Across the world we need to think about new forms of architecture for teacher development. This is not the first time in history that rapid changes in communications have had a significant impact on our ambitions for educational and social progress. The end of the nineteenth century saw the world coming to be united in a net of steel, telegraph wires and ideologies of progress. The end of the twentieth century has seen similar phenomena with even more implications for enhancing and enriching learning and teaching.

Let us summarise again, therefore, our three propositions:

  • that the worldwide challenge of universal primary education (UPE) has a concomitant challenge to provide teachers and teacher education to make the experience of schooling meaningful and productive;
  • that there is a need to build new, flexible, effective, school based forms of teacher education at a reach hitherto undreamt of;
  • that to do this, emergent models of development that exploit new forms of technology need to be examined, in order that new practices of teacher education might be shared, experienced and evaluated globally.

We have looked in some detail at the building of new programmes, analysed the conditions of their success and explored the conditions under which identity, self esteem and dignity could characterise future directions for teacher reform.

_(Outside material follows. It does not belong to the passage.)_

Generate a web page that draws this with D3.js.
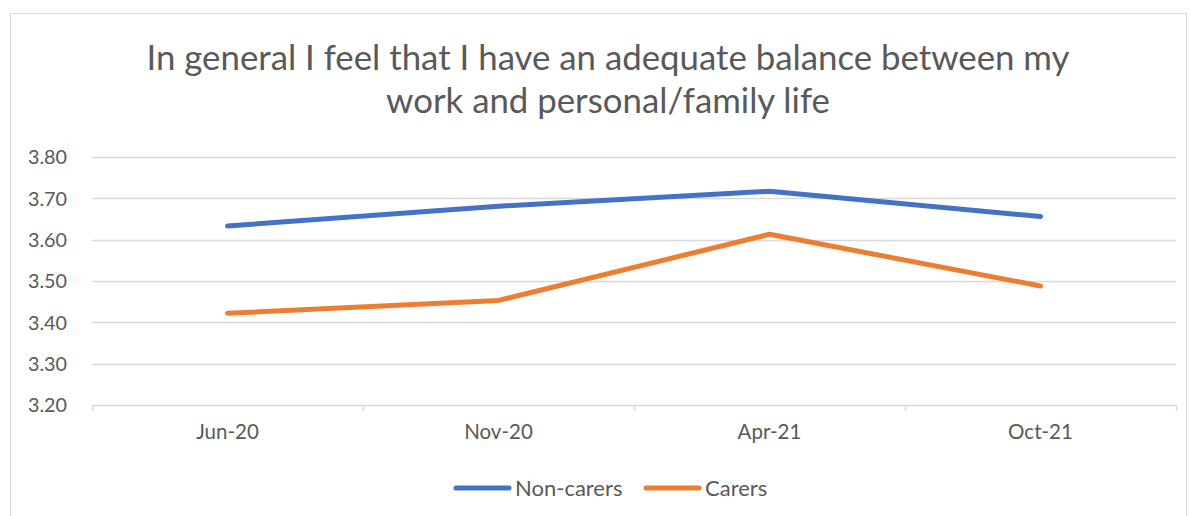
<!DOCTYPE html>
<html>
<head>
<meta charset="utf-8">
<script src="https://cdn.jsdelivr.net/npm/d3@7"></script>
<style>
  body { margin: 0; background: #fff; }
  svg text { font-family: Lato, "Open Sans", sans-serif; fill: #595959; }
</style>
</head>
<body>
<div id="chart"></div>
<script>
// data
var categories = ["Jun-20", "Nov-20", "Apr-21", "Oct-21"];
var nonCarers = [3.633, 3.681, 3.717, 3.656];
var carers = [3.422, 3.453, 3.613, 3.488];
var seriesNames = ["Non-carers", "Carers"];
var seriesColors = ["#4472C4", "#ED7D31"];
var yTicks = [3.2, 3.3, 3.4, 3.5, 3.6, 3.7, 3.8];
var titleLines = ["In general I feel that I have an adequate balance between my", "work and personal/family life"];

var W = 1190, H = 516;
var margin = {top: 157, right: 14, bottom: 111, left: 92},
    width = W - margin.left - margin.right,
    height = H - margin.top - margin.bottom;

var svg = d3.select("#chart")
    .append("svg")
    .attr("width", W)
    .attr("height", H);

// chart border
svg.append("rect")
    .attr("x", 10.5).attr("y", 13.5)
    .attr("width", 1176).attr("height", 520)
    .attr("fill", "none")
    .attr("stroke", "#d9d9d9");

// title
svg.append("g").selectAll("text")
    .data(titleLines)
    .enter()
    .append("text")
    .attr("x", 608)
    .attr("y", function(d, i){ return 70 + i * 43 })
    .attr("text-anchor", "middle")
    .style("font-size", "34.8px")
    .text(function(d){ return d });

var g = svg.append("g")
    .attr("transform", "translate(" + margin.left + "," + margin.top + ")");

var xScale = d3.scaleBand()
    .domain(categories)
    .range([0, width]);

var yScale = d3.scaleLinear()
    .domain([3.2, 3.8])
    .range([height, 0]);

//gridlines
g.append("g")
    .selectAll("line")
    .data(yTicks.slice(1))
    .enter()
    .append("line")
    .attr("x1", 0).attr("x2", width)
    .attr("y1", function(d){ return Math.round(yScale(d)) + 0.5 })
    .attr("y2", function(d){ return Math.round(yScale(d)) + 0.5 })
    .attr("stroke", "#d9d9d9")
    .attr("stroke-width", 1.5);

// y axis labels
var yAxis = g.append("g")
    .attr("transform", "translate(-22,0)")
    .call(d3.axisLeft(yScale).tickValues(yTicks).tickFormat(d3.format(".2f")).tickSize(0));
yAxis.select(".domain").remove();
yAxis.selectAll("text").style("font-size", "19.8px").attr("dy", "0.35em");

// x axis
var xAxis = g.append("g")
    .attr("transform", "translate(0," + height + ")")
    .call(d3.axisBottom(xScale).tickSize(0).tickPadding(24));
xAxis.select(".domain").attr("stroke", "#d9d9d9").attr("stroke-width", 1.5);
xAxis.selectAll("text").style("font-size", "20.5px").attr("dy", "0.5em");

// category boundary ticks
g.append("g")
    .selectAll("line")
    .data(d3.range(categories.length + 1))
    .enter()
    .append("line")
    .attr("x1", function(i){ return Math.round(i * xScale.step()) + 0.5 })
    .attr("x2", function(i){ return Math.round(i * xScale.step()) + 0.5 })
    .attr("y1", height).attr("y2", height + 6)
    .attr("stroke", "#d9d9d9")
    .attr("stroke-width", 1.5);

// lines
var line = d3.line()
    .x(function(d, i){ return xScale(categories[i]) + xScale.bandwidth() / 2 })
    .y(function(d){ return yScale(d) });

[nonCarers, carers].forEach(function(s, k){
    g.append("path")
        .datum(s)
        .attr("d", line)
        .attr("fill", "none")
        .attr("stroke", seriesColors[k])
        .attr("stroke-width", 5)
        .attr("stroke-linecap", "round")
        .attr("stroke-linejoin", "round");
});

// legend
var legendX = [456, 646];
var legend = svg.append("g").selectAll("g")
    .data(seriesNames)
    .enter()
    .append("g")
    .attr("transform", function(d, i){ return "translate(" + legendX[i] + ",488)" });

legend.append("line")
    .attr("x1", 0).attr("x2", 53)
    .attr("stroke", function(d, i){ return seriesColors[i] })
    .attr("stroke-width", 5)
    .attr("stroke-linecap", "round");

legend.append("text")
    .attr("x", 59)
    .attr("dy", "0.35em")
    .style("font-size", "22px")
    .text(function(d){ return d });
</script>
</body>
</html>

Across the world, many internationally recognised institutions and groups drive the improvement of teacher education, attracting scholars and ideas from every part of the globe. Few of these are situated in the developing world. Few are driven by the real agendas of the poor and the dispossessed. We believe that a task for teacher education, in parallel with UPE, is to create a new and imaginative 'architecture' for discourse and debate that is truly international, drawing on wide ranging practices and scholarship, and one that embraces the challenge set out in this paper. The form of that architecture, together with the roles of individuals and communities in creatively working together in this, provides an agenda for the next stage of development.